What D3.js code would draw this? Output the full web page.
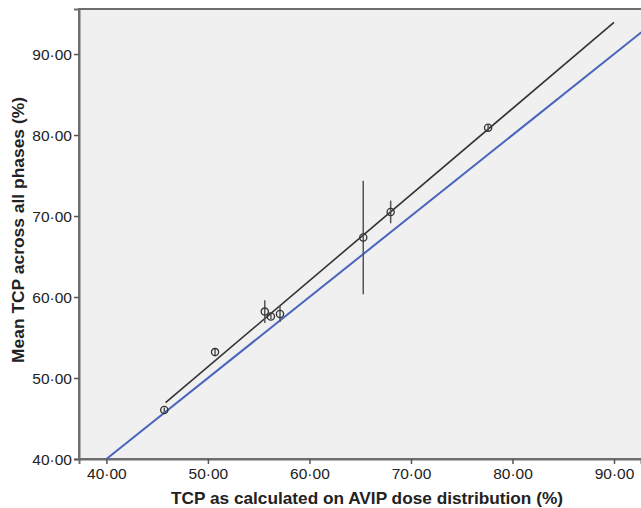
<!DOCTYPE html>
<html>
<head>
<meta charset="utf-8">
<script src="https://cdn.jsdelivr.net/npm/d3@7"></script>
<style>
  body { margin: 0; background: #fff; }
  svg { display: block; font-family: "Liberation Sans", Arial, sans-serif; }
</style>
</head>
<body>
<div id="chart"></div>
<script>
// values
let avipTcp  = [45.7, 50.7, 55.6, 56.2, 57.1, 65.3, 68.0, 77.6];
let meanTcp  = [46.05, 53.2, 58.2, 57.6, 57.9, 67.35, 70.5, 80.9];
let errHalf  = [0.3, 0.5, 1.4, 0.3, 1.0, 7.0, 1.4, 0.4];
let fitLine  = [[45.83, 46.95], [90, 93.9]];
let identity = [[40, 40], [92.7, 92.7]];
let xTicks = [40, 50, 60, 70, 80, 90];
let yTicks = [40, 50, 60, 70, 80, 90];

let W = 641, H = 508;
let margin = { top: 9, right: 0, bottom: 49, left: 79 };

let svg = d3.select("#chart").append("svg")
  .attr("width", W)
  .attr("height", H);

let x = d3.scaleLinear()
  .domain([37.3, 92.66])
  .range([margin.left, W - margin.right]);

let y = d3.scaleLinear()
  .domain([40, 95.56])
  .range([H - margin.bottom, margin.top]);

let fmt = d => d3.format(".2f")(d).replace(".", "\u00b7");

// plot background
svg.append("rect")
  .attr("x", margin.left)
  .attr("y", margin.top)
  .attr("width", W - margin.left + 5)
  .attr("height", H - margin.top - margin.bottom)
  .attr("fill", "#f0f0f0")
  .attr("stroke", "#6e6e6e")
  .attr("stroke-width", 2);

let xAxis = svg.append("g")
  .attr("transform", "translate(0," + (H - margin.bottom) + ")")
  .call(d3.axisBottom(x).tickValues(xTicks).tickFormat(fmt).tickSize(5).tickPadding(4));

let yAxis = svg.append("g")
  .attr("transform", "translate(" + margin.left + ",0)")
  .call(d3.axisLeft(y).tickValues(yTicks).tickFormat(fmt).tickSize(5).tickPadding(2));

[xAxis, yAxis].forEach(a => {
  a.select(".domain").attr("stroke", "#6e6e6e").attr("stroke-width", 2);
  a.selectAll(".tick line").attr("stroke", "#555").attr("stroke-width", 1.5);
  a.selectAll(".tick text")
    .attr("fill", "#222")
    .style("font-size", "15.5px")
    .style("font-family", "'Liberation Sans', Arial, sans-serif");
});
yAxis.selectAll(".tick text").attr("dy", "0.35em");

let line = d3.line().x(d => x(d[0])).y(d => y(d[1]));

// identity line
svg.append("path")
  .datum(identity)
  .attr("d", line)
  .attr("fill", "none")
  .attr("stroke", "#4a64bd")
  .attr("stroke-width", 2);

// fit line
svg.append("path")
  .datum(fitLine)
  .attr("d", line)
  .attr("fill", "none")
  .attr("stroke", "#333")
  .attr("stroke-width", 1.6);

let pts = avipTcp.map((v, i) => ({ x: v, y: meanTcp[i], e: errHalf[i] }));

// error bars
svg.selectAll(".err")
  .data(pts)
  .enter().append("line")
  .attr("class", "err")
  .attr("x1", d => x(d.x))
  .attr("x2", d => x(d.x))
  .attr("y1", d => y(d.y - d.e))
  .attr("y2", d => y(d.y + d.e))
  .attr("stroke", "#555")
  .attr("stroke-width", 1.5);

// markers
svg.selectAll(".pt")
  .data(pts)
  .enter().append("circle")
  .attr("class", "pt")
  .attr("cx", d => x(d.x))
  .attr("cy", d => y(d.y))
  .attr("r", 3.6)
  .attr("fill", "none")
  .attr("stroke", "#333")
  .attr("stroke-width", 1.3);

// axis titles
svg.append("text")
  .attr("x", 367)
  .attr("y", 503.5)
  .attr("text-anchor", "middle")
  .attr("textLength", 392)
  .attr("lengthAdjust", "spacingAndGlyphs")
  .style("font-size", "16.5px")
  .style("font-weight", "bold")
  .attr("fill", "#222")
  .text("TCP as calculated on AVIP dose distribution (%)");

svg.append("text")
  .attr("transform", "translate(24,230) rotate(-90)")
  .attr("text-anchor", "middle")
  .attr("textLength", 266)
  .attr("lengthAdjust", "spacingAndGlyphs")
  .style("font-size", "16.5px")
  .style("font-weight", "bold")
  .attr("fill", "#222")
  .text("Mean TCP across all phases (%)");
</script>
</body>
</html>
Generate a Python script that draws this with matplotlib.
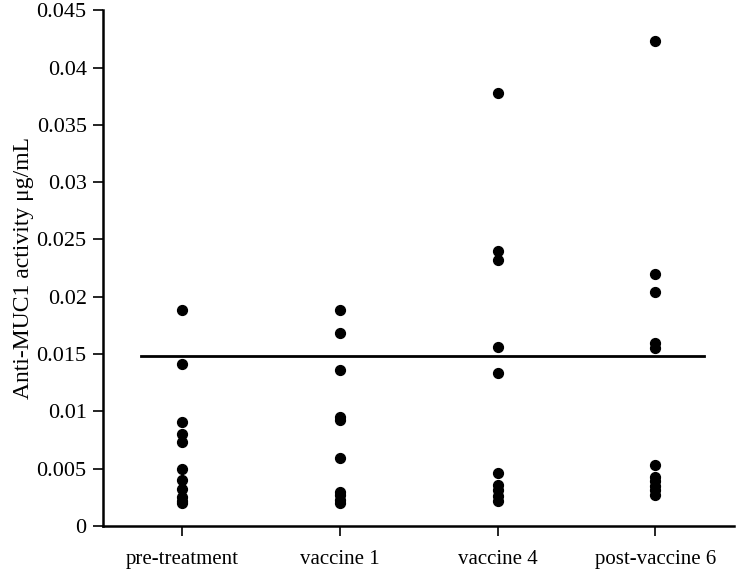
import matplotlib.pyplot as plt
import numpy as np

plt.rcParams['font.family'] = ['Liberation Serif', 'DejaVu Serif']

groups = ['pre-treatment', 'vaccine 1', 'vaccine 4', 'post-vaccine 6']

pre_treatment = [0.0188, 0.0141, 0.0091, 0.0080, 0.0073, 0.0050, 0.0040,
                 0.0032, 0.0025, 0.0022, 0.0020]
vaccine_1 = [0.0188, 0.0168, 0.0136, 0.0095, 0.0092, 0.0059, 0.0030,
             0.0027, 0.0023, 0.0020]
vaccine_4 = [0.0378, 0.0240, 0.0232, 0.0156, 0.0133, 0.0046, 0.0036,
             0.0031, 0.0026, 0.0022]
post_vaccine_6 = [0.0423, 0.0220, 0.0204, 0.0160, 0.0155, 0.0053, 0.0043,
                  0.0039, 0.0035, 0.0031, 0.0027]

cutoff = 0.0148

yticks = [0, 0.005, 0.01, 0.015, 0.02, 0.025, 0.03, 0.035, 0.04, 0.045]
yticklabels = ['0', '0.005', '0.01', '0.015', '0.02', '0.025', '0.03',
               '0.035', '0.04', '0.045']

fig = plt.figure(figsize=(7.38, 5.71), dpi=100)
ax = fig.add_axes([0.140, 0.079, 0.855, 0.903])

for i, vals in enumerate([pre_treatment, vaccine_1, vaccine_4, post_vaccine_6]):
    ax.scatter(np.full(len(vals), i), vals, s=50, color='black', zorder=3)

ax.plot([-0.26, 3.31], [cutoff, cutoff], color='black', lw=2)

ax.set_xlim(-0.5, 3.5)
ax.set_ylim(0, 0.045)
ax.set_xticks(range(len(groups)))
ax.set_xticklabels(groups, fontsize=15)
ax.set_yticks(yticks)
ax.set_yticklabels(yticklabels, fontsize=16)
ax.set_ylabel('Anti-MUC1 activity μg/mL', fontsize=17, labelpad=2)

ax.spines['top'].set_visible(False)
ax.spines['right'].set_visible(False)
ax.spines['left'].set_linewidth(1.8)
ax.spines['bottom'].set_linewidth(1.8)
ax.tick_params(direction='out', length=7, width=1.2)
ax.tick_params(axis='x', pad=10)
ax.tick_params(axis='y', pad=5)

fig.savefig('out.png', dpi=100)
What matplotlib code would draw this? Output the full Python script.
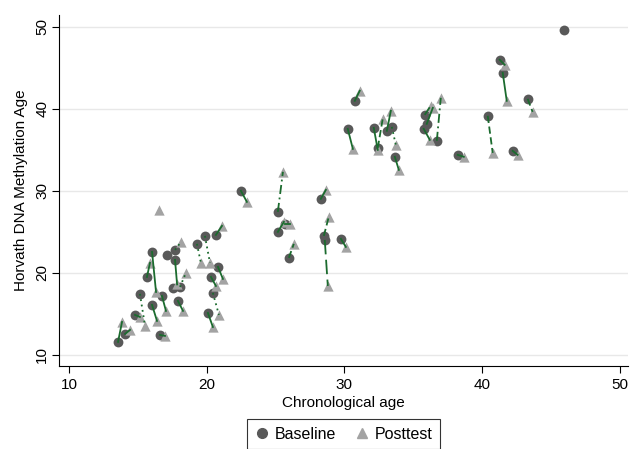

- - - -

*What to produce*: Reproduce the whole listing above word for word, but not its pictures.

*Answer to this exercise*:
What D3.js code would draw this? Output the full web page.
<!DOCTYPE html>
<html>
<head>
<meta charset="utf-8">
<script src="https://cdn.jsdelivr.net/npm/d3@7"></script>
<style>
  body { margin: 0; background: #fff; }
  svg { display: block; font-family: "Liberation Sans", Arial, sans-serif; }
</style>
</head>
<body>
<div id="chart"></div>
<script>
// values
let avipTcp  = [45.7, 50.7, 55.6, 56.2, 57.1, 65.3, 68.0, 77.6];
let meanTcp  = [46.05, 53.2, 58.2, 57.6, 57.9, 67.35, 70.5, 80.9];
let errHalf  = [0.3, 0.5, 1.4, 0.3, 1.0, 7.0, 1.4, 0.4];
let fitLine  = [[45.83, 46.95], [90, 93.9]];
let identity = [[40, 40], [92.7, 92.7]];
let xTicks = [40, 50, 60, 70, 80, 90];
let yTicks = [40, 50, 60, 70, 80, 90];

let W = 641, H = 508;
let margin = { top: 9, right: 0, bottom: 49, left: 79 };

let svg = d3.select("#chart").append("svg")
  .attr("width", W)
  .attr("height", H);

let x = d3.scaleLinear()
  .domain([37.3, 92.66])
  .range([margin.left, W - margin.right]);

let y = d3.scaleLinear()
  .domain([40, 95.56])
  .range([H - margin.bottom, margin.top]);

let fmt = d => d3.format(".2f")(d).replace(".", "\u00b7");

// plot background
svg.append("rect")
  .attr("x", margin.left)
  .attr("y", margin.top)
  .attr("width", W - margin.left + 5)
  .attr("height", H - margin.top - margin.bottom)
  .attr("fill", "#f0f0f0")
  .attr("stroke", "#6e6e6e")
  .attr("stroke-width", 2);

let xAxis = svg.append("g")
  .attr("transform", "translate(0," + (H - margin.bottom) + ")")
  .call(d3.axisBottom(x).tickValues(xTicks).tickFormat(fmt).tickSize(5).tickPadding(4));

let yAxis = svg.append("g")
  .attr("transform", "translate(" + margin.left + ",0)")
  .call(d3.axisLeft(y).tickValues(yTicks).tickFormat(fmt).tickSize(5).tickPadding(2));

[xAxis, yAxis].forEach(a => {
  a.select(".domain").attr("stroke", "#6e6e6e").attr("stroke-width", 2);
  a.selectAll(".tick line").attr("stroke", "#555").attr("stroke-width", 1.5);
  a.selectAll(".tick text")
    .attr("fill", "#222")
    .style("font-size", "15.5px")
    .style("font-family", "'Liberation Sans', Arial, sans-serif");
});
yAxis.selectAll(".tick text").attr("dy", "0.35em");

let line = d3.line().x(d => x(d[0])).y(d => y(d[1]));

// identity line
svg.append("path")
  .datum(identity)
  .attr("d", line)
  .attr("fill", "none")
  .attr("stroke", "#4a64bd")
  .attr("stroke-width", 2);

// fit line
svg.append("path")
  .datum(fitLine)
  .attr("d", line)
  .attr("fill", "none")
  .attr("stroke", "#333")
  .attr("stroke-width", 1.6);

let pts = avipTcp.map((v, i) => ({ x: v, y: meanTcp[i], e: errHalf[i] }));

// error bars
svg.selectAll(".err")
  .data(pts)
  .enter().append("line")
  .attr("class", "err")
  .attr("x1", d => x(d.x))
  .attr("x2", d => x(d.x))
  .attr("y1", d => y(d.y - d.e))
  .attr("y2", d => y(d.y + d.e))
  .attr("stroke", "#555")
  .attr("stroke-width", 1.5);

// markers
svg.selectAll(".pt")
  .data(pts)
  .enter().append("circle")
  .attr("class", "pt")
  .attr("cx", d => x(d.x))
  .attr("cy", d => y(d.y))
  .attr("r", 3.6)
  .attr("fill", "none")
  .attr("stroke", "#333")
  .attr("stroke-width", 1.3);

// axis titles
svg.append("text")
  .attr("x", 367)
  .attr("y", 503.5)
  .attr("text-anchor", "middle")
  .attr("textLength", 392)
  .attr("lengthAdjust", "spacingAndGlyphs")
  .style("font-size", "16.5px")
  .style("font-weight", "bold")
  .attr("fill", "#222")
  .text("TCP as calculated on AVIP dose distribution (%)");

svg.append("text")
  .attr("transform", "translate(24,230) rotate(-90)")
  .attr("text-anchor", "middle")
  .attr("textLength", 266)
  .attr("lengthAdjust", "spacingAndGlyphs")
  .style("font-size", "16.5px")
  .style("font-weight", "bold")
  .attr("fill", "#222")
  .text("Mean TCP across all phases (%)");
</script>
</body>
</html>
Generate a Python script that draws this with matplotlib.
import matplotlib.pyplot as plt
import numpy as np

plt.rcParams['font.family'] = ['Liberation Serif', 'DejaVu Serif']

groups = ['pre-treatment', 'vaccine 1', 'vaccine 4', 'post-vaccine 6']

pre_treatment = [0.0188, 0.0141, 0.0091, 0.0080, 0.0073, 0.0050, 0.0040,
                 0.0032, 0.0025, 0.0022, 0.0020]
vaccine_1 = [0.0188, 0.0168, 0.0136, 0.0095, 0.0092, 0.0059, 0.0030,
             0.0027, 0.0023, 0.0020]
vaccine_4 = [0.0378, 0.0240, 0.0232, 0.0156, 0.0133, 0.0046, 0.0036,
             0.0031, 0.0026, 0.0022]
post_vaccine_6 = [0.0423, 0.0220, 0.0204, 0.0160, 0.0155, 0.0053, 0.0043,
                  0.0039, 0.0035, 0.0031, 0.0027]

cutoff = 0.0148

yticks = [0, 0.005, 0.01, 0.015, 0.02, 0.025, 0.03, 0.035, 0.04, 0.045]
yticklabels = ['0', '0.005', '0.01', '0.015', '0.02', '0.025', '0.03',
               '0.035', '0.04', '0.045']

fig = plt.figure(figsize=(7.38, 5.71), dpi=100)
ax = fig.add_axes([0.140, 0.079, 0.855, 0.903])

for i, vals in enumerate([pre_treatment, vaccine_1, vaccine_4, post_vaccine_6]):
    ax.scatter(np.full(len(vals), i), vals, s=50, color='black', zorder=3)

ax.plot([-0.26, 3.31], [cutoff, cutoff], color='black', lw=2)

ax.set_xlim(-0.5, 3.5)
ax.set_ylim(0, 0.045)
ax.set_xticks(range(len(groups)))
ax.set_xticklabels(groups, fontsize=15)
ax.set_yticks(yticks)
ax.set_yticklabels(yticklabels, fontsize=16)
ax.set_ylabel('Anti-MUC1 activity μg/mL', fontsize=17, labelpad=2)

ax.spines['top'].set_visible(False)
ax.spines['right'].set_visible(False)
ax.spines['left'].set_linewidth(1.8)
ax.spines['bottom'].set_linewidth(1.8)
ax.tick_params(direction='out', length=7, width=1.2)
ax.tick_params(axis='x', pad=10)
ax.tick_params(axis='y', pad=5)

fig.savefig('out.png', dpi=100)
What matplotlib code would draw this? Output the full Python script.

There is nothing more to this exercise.